**YOUR TASK:** The listing below holds pictures; exclude them. Return exactly the lines from the one with "Output the Python" through the one with "from bokeh.resources import INLINE".

**DATA SHOWN:**
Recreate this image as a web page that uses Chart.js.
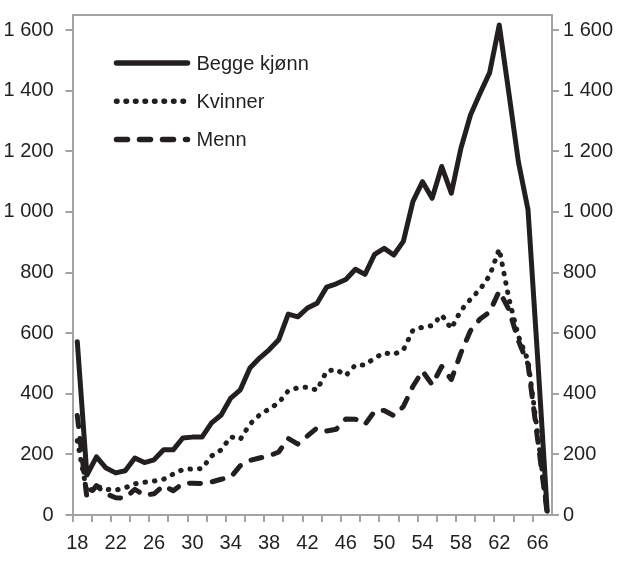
<!DOCTYPE html>
<html>
<head>
<meta charset="utf-8">
<script src="https://cdn.jsdelivr.net/npm/chart.js@4.4.1/dist/chart.umd.min.js"></script>
<style>
  html, body { margin:0; padding:0; background:#fff; }
  #wrap { width:620px; height:570px; }
</style>
</head>
<body>
<div id="wrap"><canvas id="grafico"></canvas></div>
<script>
// data
let alder = [18,19,20,21,22,23,24,25,26,27,28,29,30,31,32,33,34,35,36,37,38,39,40,41,42,
             43,44,45,46,47,48,49,50,51,52,53,54,55,56,57,58,59,60,61,62,63,64,65,66,67];
let begge = [572,132,192,155,139,146,188,173,182,215,215,254,257,257,304,330,386,413,485,518,545,578,663,654,683,
             699,752,763,777,811,794,860,880,858,903,1035,1100,1045,1150,1062,1210,1320,1392,1460,1617,1393,1165,1007,520,13];
let kvinner = [245,75,95,85,82,90,103,108,112,118,135,150,152,153,195,215,258,250,300,330,350,370,410,420,422,
               412,475,480,460,495,495,518,535,530,545,610,620,625,660,615,675,712,745,790,878,715,590,510,270,8];
let menn = [328,57,97,70,57,56,85,65,70,97,80,104,105,104,109,118,125,163,180,188,195,208,253,234,261,
            287,277,283,317,316,299,342,345,328,358,425,475,430,490,447,535,608,647,670,739,678,575,497,250,5];
let yTicks = [0,200,400,600,800,1000,1200,1400,1600];

let tekst = '#231f20';
let akse = '#a3a3a3';
let font = { family:"'Liberation Sans', Arial, sans-serif", size:20 };

function tall(v){
    // 1600 -> "1 600"
    let s = String(v);
    if(s.length > 3){
        s = s.slice(0, s.length-3) + ' ' + s.slice(s.length-3);
    }
    return s;
}

// top line of the frame
let ramme = {
    id:'ramme',
    afterDraw(chart){
        let c = chart.ctx, a = chart.chartArea;
        c.save();
        c.strokeStyle = akse;
        c.lineWidth = 2;
        c.beginPath();
        c.moveTo(a.left, a.top);
        c.lineTo(a.right, a.top);
        c.stroke();
        c.restore();
    }
};

// legend inside the plot, drawn from the datasets
let forklaring = {
    id:'forklaring',
    afterDraw(chart){
        let c = chart.ctx, a = chart.chartArea;
        c.save();
        chart.data.datasets.forEach((ds, i) => {
            let y = a.top + 48 + i*38.3;
            let x0 = a.left + 44;
            c.strokeStyle = ds.borderColor;
            c.lineWidth = 5.5;
            c.lineCap = 'round';
            c.setLineDash(ds.borderDash || []);
            c.beginPath();
            c.moveTo(x0, y);
            c.lineTo(x0 + 71, y);
            c.stroke();
            c.setLineDash([]);
            c.fillStyle = tekst;
            c.font = font.size + 'px ' + font.family;
            c.textBaseline = 'middle';
            c.fillText(ds.label, x0 + 80, y + 1);
        });
        c.restore();
    }
};

function yAkse(side){
    return {
        type:'linear',
        position:side,
        min:0,
        max:1650,
        afterBuildTicks(scale){
            scale.ticks = yTicks.map(v => ({ value:v }));
        },
        afterFit(scale){
            scale.width = side == 'left' ? 72.5 : 68;
            scale.paddingTop = 0;
            scale.paddingBottom = 0;
        },
        ticks:{
            color:tekst,
            font:font,
            padding: side == 'left' ? 12 : 4,
            callback:(v) => tall(v)
        },
        grid:{ drawOnChartArea:false, color:akse, lineWidth:2, tickLength:7 },
        border:{ color:akse, width:2 }
    };
}

let canvas = document.getElementById('grafico').getContext('2d');
let G1 = new Chart(canvas, {
    type:'line',
    data:{
        labels:alder,
        datasets:[
            { label:'Begge kjønn', data:begge, borderColor:tekst, borderWidth:5 },
            { label:'Kvinner', data:kvinner, borderColor:tekst, borderWidth:5, borderDash:[0.5, 9] },
            { label:'Menn', data:menn, borderColor:tekst, borderWidth:5, borderDash:[11, 12] }
        ]
    },
    options:{
        responsive:true,
        maintainAspectRatio:false,
        animation:false,
        layout:{ padding:{ top:15, left:0, right:0, bottom:0 } },
        elements:{
            point:{ radius:0 },
            line:{ tension:0, borderCapStyle:'round', borderJoinStyle:'round' }
        },
        plugins:{ legend:{ display:false }, tooltip:{ enabled:false } },
        scales:{
            x:{
                type:'category',
                offset:true,
                afterFit(scale){
                    scale.height = 55;
                    scale.paddingLeft = 0;
                    scale.paddingRight = 0;
                },
                ticks:{
                    color:tekst,
                    font:font,
                    autoSkip:false,
                    maxRotation:0,
                    padding:9,
                    callback:(v, i) => i % 4 == 0 ? alder[i] : ''
                },
                grid:{
                    offset:true,
                    drawOnChartArea:false,
                    tickLength:7,
                    lineWidth:2,
                    color:(ctx) => ctx.index % 2 == 0 ? akse : 'rgba(0,0,0,0)'
                },
                border:{ color:akse, width:2 }
            },
            y:yAkse('left'),
            y1:yAkse('right')
        }
    },
    plugins:[ramme, forklaring]
});
</script>
</body>
</html>
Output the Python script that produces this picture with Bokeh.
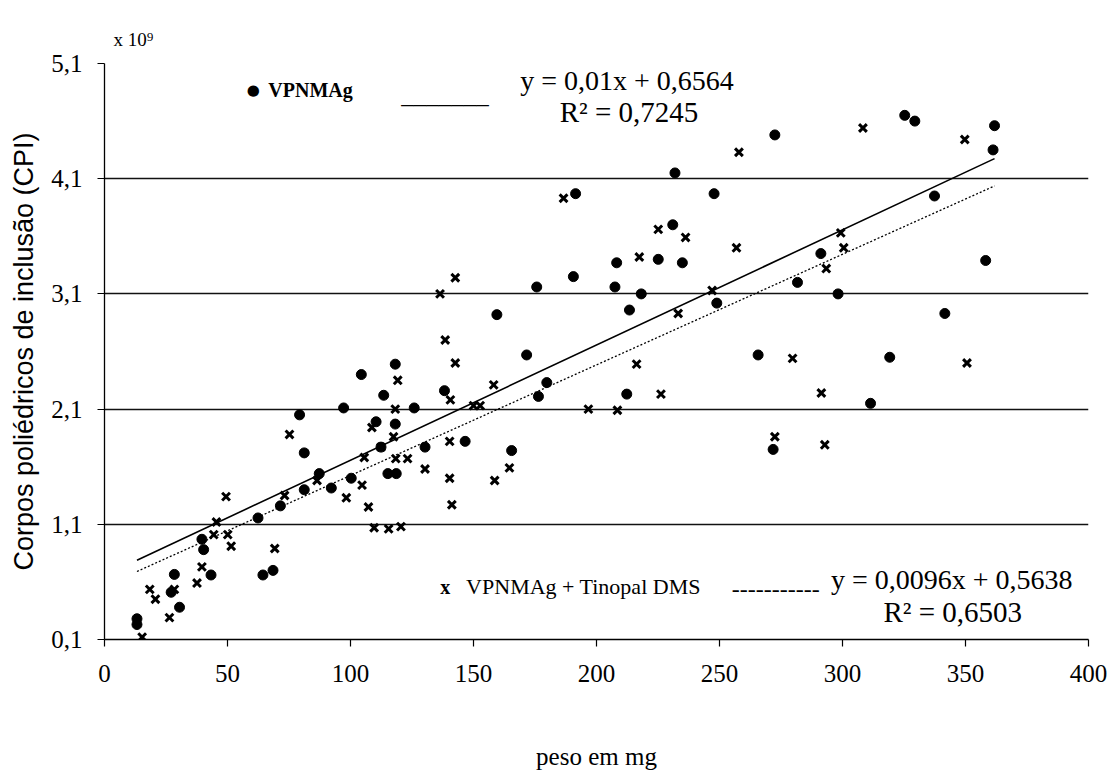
import numpy as np
from bokeh.plotting import figure
from bokeh.models import Range1d, FixedTicker, CustomJSTickFormatter, Label, Title
from bokeh.embed import file_html
from bokeh.resources import INLINE

# VPNMAg (circles)
vp_x = [13.2, 13.2, 27.1, 28.4, 30.5, 39.6, 40.3, 43.3, 62.4, 64.4, 68.5, 71.5,
        79.3, 81.2, 81.2, 87.3, 92.2, 97.2, 100.3, 104.4, 110.4, 112.4, 113.5,
        115.2, 118.6, 118.2, 118.2, 125.9, 130.3, 138.2, 146.6, 159.5, 165.5,
        171.6, 175.7, 176.4, 179.8, 190.6, 191.5, 207.5, 208.2, 212.3, 213.4,
        218.2, 225.1, 231.0, 231.9, 234.9, 247.8, 248.9, 265.7, 271.8, 272.5,
        325.3, 329.4, 361.8, 361.2, 337.4, 291.2, 281.7, 298.2, 358.2, 341.6,
        319.2, 311.4]
vp_y = [0.28, 0.23, 0.51, 0.665, 0.38, 0.97, 0.88, 0.66, 1.155, 0.66, 0.70, 1.26,
        2.05, 1.72, 1.40, 1.54, 1.415, 2.11, 1.50, 2.40, 1.99, 1.77, 2.22,
        1.54, 1.54, 2.49, 1.97, 2.11, 1.77, 2.26, 1.82, 2.92, 1.74,
        2.57, 3.16, 2.21, 2.33, 3.25, 3.97, 3.16, 3.37, 2.23, 2.96,
        3.10, 3.40, 3.70, 4.15, 3.37, 3.97, 3.02, 2.57, 1.75, 4.48,
        4.65, 4.60, 4.56, 4.35, 3.95, 3.45, 3.20, 3.10, 3.39, 2.93,
        2.55, 2.15]

# VPNMAg + Tinopal DMS (crosses)
tin_x = [15.3, 18.4, 20.7, 26.4, 28.4, 37.6, 39.6, 44.4, 45.5, 50.1, 51.5, 49.4,
         69.2, 73.2, 75.2, 86.4, 98.3, 105.6, 104.7, 107.3, 108.7, 109.6, 115.5,
         120.5, 112.4, 117.5, 118.4, 123.2, 118.2, 119.2, 130.3, 138.5, 140.6,
         140.3, 140.3, 141.2, 142.6, 150.0, 152.7, 158.2, 158.6, 164.6, 186.6,
         196.7, 208.5, 216.3, 217.4, 225.1, 226.2, 233.2, 236.2, 247.0, 256.9,
         257.9, 272.5, 308.3, 349.7, 299.3, 300.5, 293.4, 279.7, 350.6, 291.4,
         292.8, 136.4, 142.6]
tin_y = [0.12, 0.535, 0.45, 0.29, 0.535, 0.59, 0.73, 1.01, 1.12, 1.01, 0.91, 1.34,
         0.89, 1.35, 1.88, 1.48, 1.33, 1.68, 1.44, 1.25, 1.94, 1.07, 1.06,
         1.08, 1.77, 1.86, 1.67, 1.67, 2.10, 2.35, 1.58, 2.70, 2.18,
         1.82, 1.50, 1.27, 2.50, 2.13, 2.13, 2.31, 1.48, 1.59, 3.93,
         2.10, 2.09, 2.49, 3.42, 3.66, 2.23, 2.93, 3.59, 3.13, 3.50,
         4.33, 1.86, 4.54, 4.44, 3.63, 3.50, 3.32, 2.54, 2.50, 2.24,
         1.79, 3.10, 3.24]

x_ticks = [0, 50, 100, 150, 200, 250, 300, 350, 400]
y_ticks = [0.1, 1.1, 2.1, 3.1, 4.1, 5.1]

slope1, icpt1 = 0.01, 0.6564
slope2, icpt2 = 0.0096, 0.5638
eq1_text, r1_text = "y = 0,01x + 0,6564", "R\u00b2 = 0,7245"
eq2_text, r2_text = "y = 0,0096x + 0,5638", "R\u00b2 = 0,6503"
series1_name = "VPNMAg"
series2_name = "VPNMAg + Tinopal DMS"
x_label = "peso em mg"
y_label = "Corpos poliédricos de inclusão (CPI)"
scale_text = "x 10\u2079"

SERIF = "Liberation Serif"
SANS = "Liberation Sans"

p = figure(width=1108, height=772, output_backend="svg", toolbar_location=None,
           x_range=Range1d(0, 400), y_range=Range1d(0.1, 5.1),
           min_border_left=104, min_border_right=20, min_border_top=63,
           min_border_bottom=132)
p.outline_line_color = None
p.background_fill_color = "white"
p.border_fill_color = "white"

p.xgrid.grid_line_color = None
p.ygrid.grid_line_color = "#111111"
p.ygrid.grid_line_width = 1.3
p.ygrid.ticker = FixedTicker(ticks=y_ticks)

p.xaxis.ticker = FixedTicker(ticks=x_ticks)
p.yaxis.ticker = FixedTicker(ticks=y_ticks)
p.yaxis.formatter = CustomJSTickFormatter(code="return tick.toFixed(1).replace('.', ',');")
for ax in (p.xaxis[0], p.yaxis[0]):
    ax.axis_line_color = "black"
    ax.axis_line_width = 1.3
    ax.major_tick_line_color = "black"
    ax.major_tick_line_width = 1.2
    ax.major_tick_in = 0
    ax.major_tick_out = 7
    ax.minor_tick_line_color = None
    ax.major_label_text_font = SERIF
    ax.major_label_text_color = "black"
    ax.major_label_text_font_size = "25px"
p.xaxis.major_label_standoff = 18
p.yaxis.major_label_standoff = 15

p.xaxis.axis_label = x_label
p.xaxis.axis_label_text_font = SERIF
p.xaxis.axis_label_text_font_size = "25px"
p.xaxis.axis_label_text_font_style = "normal"
p.xaxis.axis_label_text_color = "black"
p.xaxis.axis_label_standoff = 58

p.yaxis.axis_label = y_label
p.yaxis.axis_label_text_font = SANS
p.yaxis.axis_label_text_font_size = "27px"
p.yaxis.axis_label_text_font_style = "normal"
p.yaxis.axis_label_text_color = "black"
p.yaxis.axis_label_standoff = 9

p.add_layout(Title(text=scale_text, align="left", offset=9, text_font=SERIF,
                   text_font_size="19px", text_font_style="normal",
                   text_color="black", standoff=27), "above")

# trend lines
all_x = np.array(vp_x + tin_x)
lx = np.array([all_x.min(), all_x.max()])
p.line(lx, slope1 * lx + icpt1, line_color="black", line_width=1.6)
p.line(lx, slope2 * lx + icpt2, line_color="black", line_width=1.3, line_dash="2 2")

p.scatter(vp_x, vp_y, marker="circle", size=10, fill_color="black", line_color="black")
p.scatter(tin_x, tin_y, marker="x", size=11, line_color="black", line_width=3)

def lab(x, y, text, size, align="left", baseline="middle", font=SERIF, style="normal"):
    p.add_layout(Label(x=x, y=y, text=text, text_font=font, text_font_size=size,
                       text_align=align, text_baseline=baseline, text_font_style=style,
                       text_color="black"))

lab(60.5, 4.866, "\u25cf", "15px", align="center", font="DejaVu Sans")
lab(66.6, 4.866, series1_name, "20px", style="bold")
lab(120.6, 4.831, "_______", "25px", baseline="alphabetic")
lab(212.4, 4.953, eq1_text, "28px", align="center")
lab(213.2, 4.675, r1_text, "29px", align="center")

lab(138.5, 0.559, "x", "20px", align="center", style="bold")
lab(147.0, 0.559, series2_name, "22px")
lab(255.0, 0.533, "-----------", "24px")
lab(344.4, 0.620, eq2_text, "28px", align="center")
lab(344.8, 0.343, r2_text, "29px", align="center")

open("out.html", "w").write(file_html(p, INLINE))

**THE ANSWER:**
Output the Python script that produces this picture with Bokeh.
import numpy as np
from bokeh.plotting import figure
from bokeh.models import Range1d, FixedTicker, CustomJSTickFormatter, Label, Title
from bokeh.embed import file_html
from bokeh.resources import INLINE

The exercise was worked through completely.